The United States and Russia are not currently in a “shooting war,” despite an armed engagement between U.S. forces and Russian led mercenaries in Syria earlier this year. US strike in Syria kills Russian fighters in first such clash (February 2018).

But surely the meaning of “war” for purposes of treason must adapt to the modern methods and tactics of warfare.

In that case, Russia is clearly at war with the United States, whether our compromised commander-in-chief and his collaborators in Congress choose to acknowledge this war, or not.

Depending on the level of evidence of cooperation (“collusion”) between the Trump campaign and Russian state actors developed by the Special Counsel, I would not entirely discount a charge of treason.

Assuming, arguendo, that there was no “collusion” during the campaign, a highly improbable scenario given the degree of publicly reported information to date, Donald Trump’s regular and persistent discounting of the intelligence community’s unanimous conclusion that Vladimir Putin ordered the attack on the U.S. election to aid the election of Donald Trump, after being briefed by the intelligence chiefs with highly classified intelligence, From the Start, Trump Has Muddied a Clear Message: Putin Interfered, puts him squarely in the cross-hairs for a charge of being an accessory after the fact in an obstruction of justice charge:

Accessory After The Fact
Someone who assists another 1) who has committed a felony, 2) after the person has committed the felony, 3) with knowledge that the person committed the felony, and 4) with the intent to help the person avoid arrest or punishment. An accessory after the fact may be held liable for, inter alia, obstruction of justice.

Twelve Russian intelligence officers from the GRU, Russia’s military intelligence agency, have been indicted. Another 13 Russians and three Russian companies, including the Internet Research Agency, have been indicted.
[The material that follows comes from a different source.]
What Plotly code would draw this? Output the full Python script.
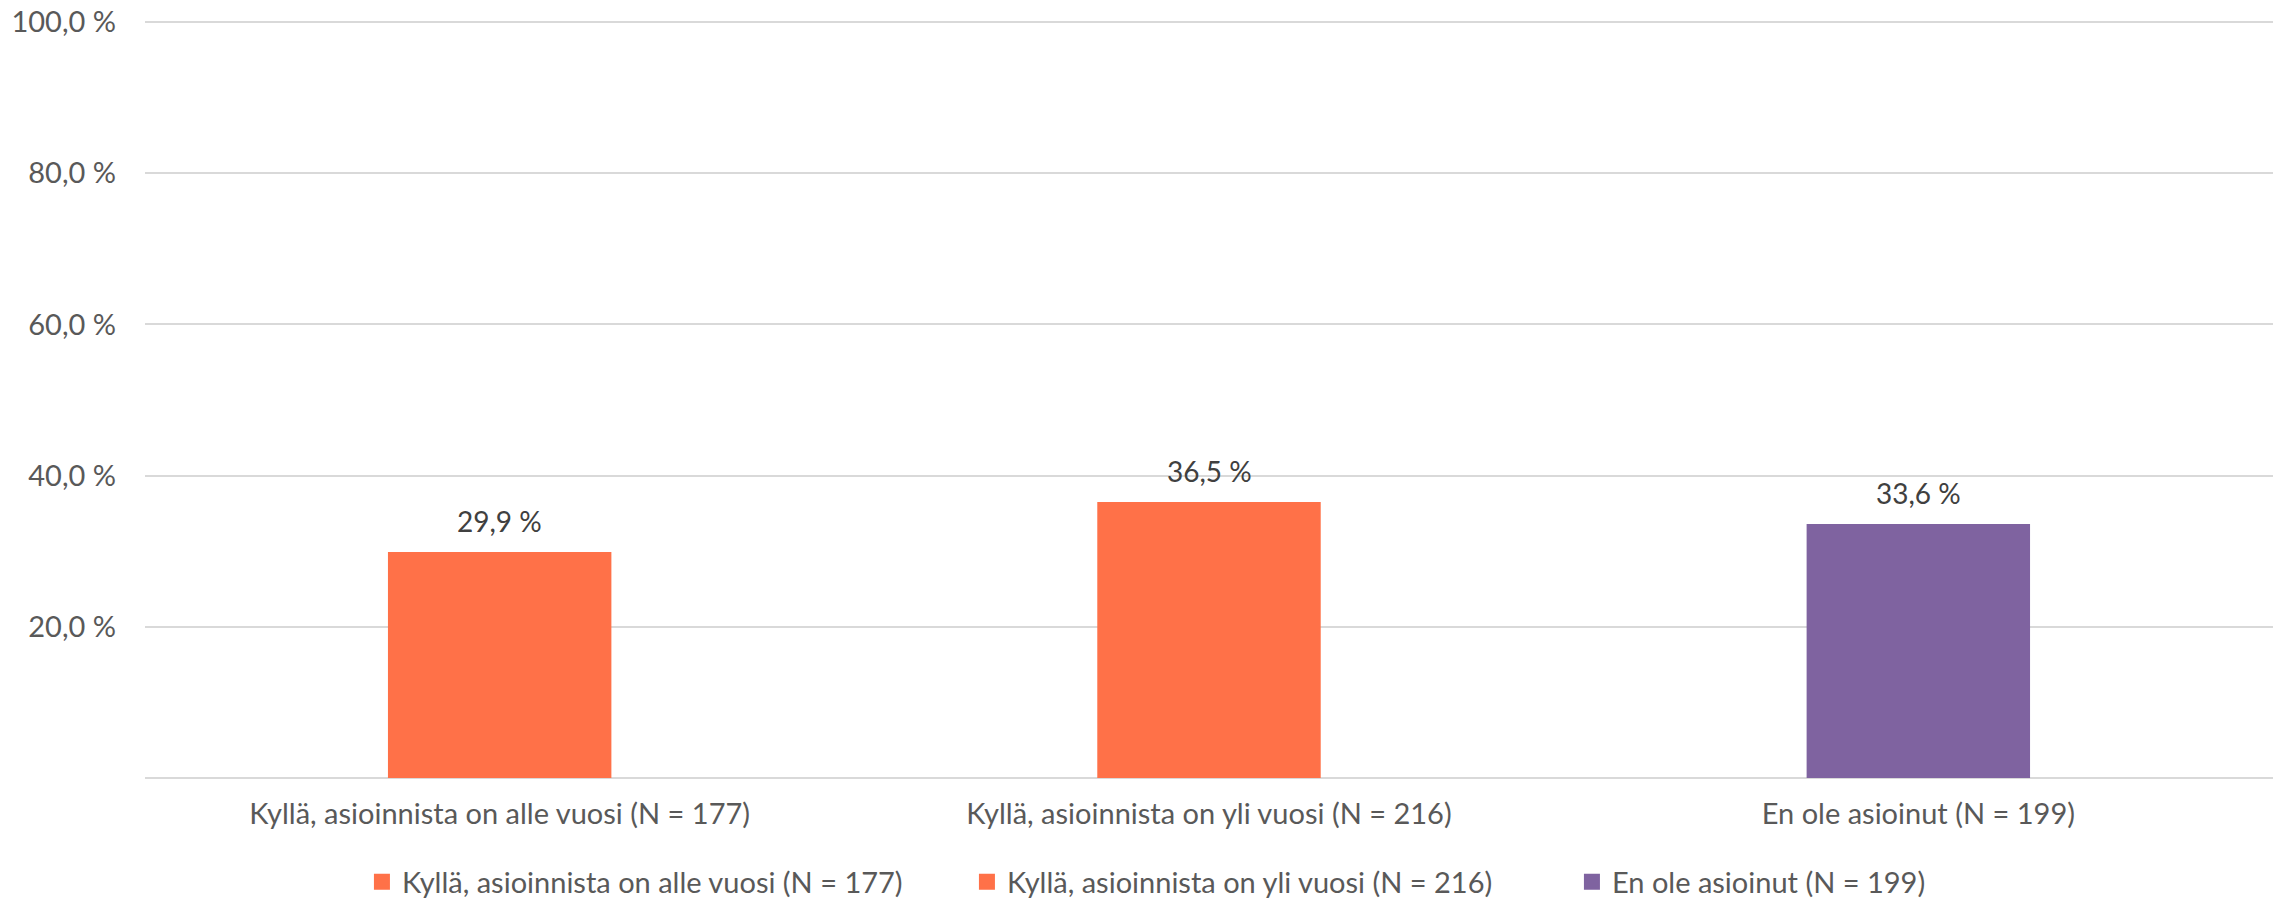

Vladimir Putin, who ordered the attack, is currently an unindicted co-conspirator (likely because he is the head of state).

Virtually every time that Donald Trump has publicly cast doubt on whether Russia attacked our election or described the Russia investigation as a “hoax” or “witch hunt” is a separate factual allegation in support of an accessory after the fact obstruction of justice charge.

And if Trump is doing this to protect Putin because he has damaging “kompromat” on him, I would not entirely discount a charge of treason.

Even if this does not meet the specific legal definition of treason under existing court precedents, “If it looks like a duck, walks like a duck, and quacks like a duck — it’s a duck.”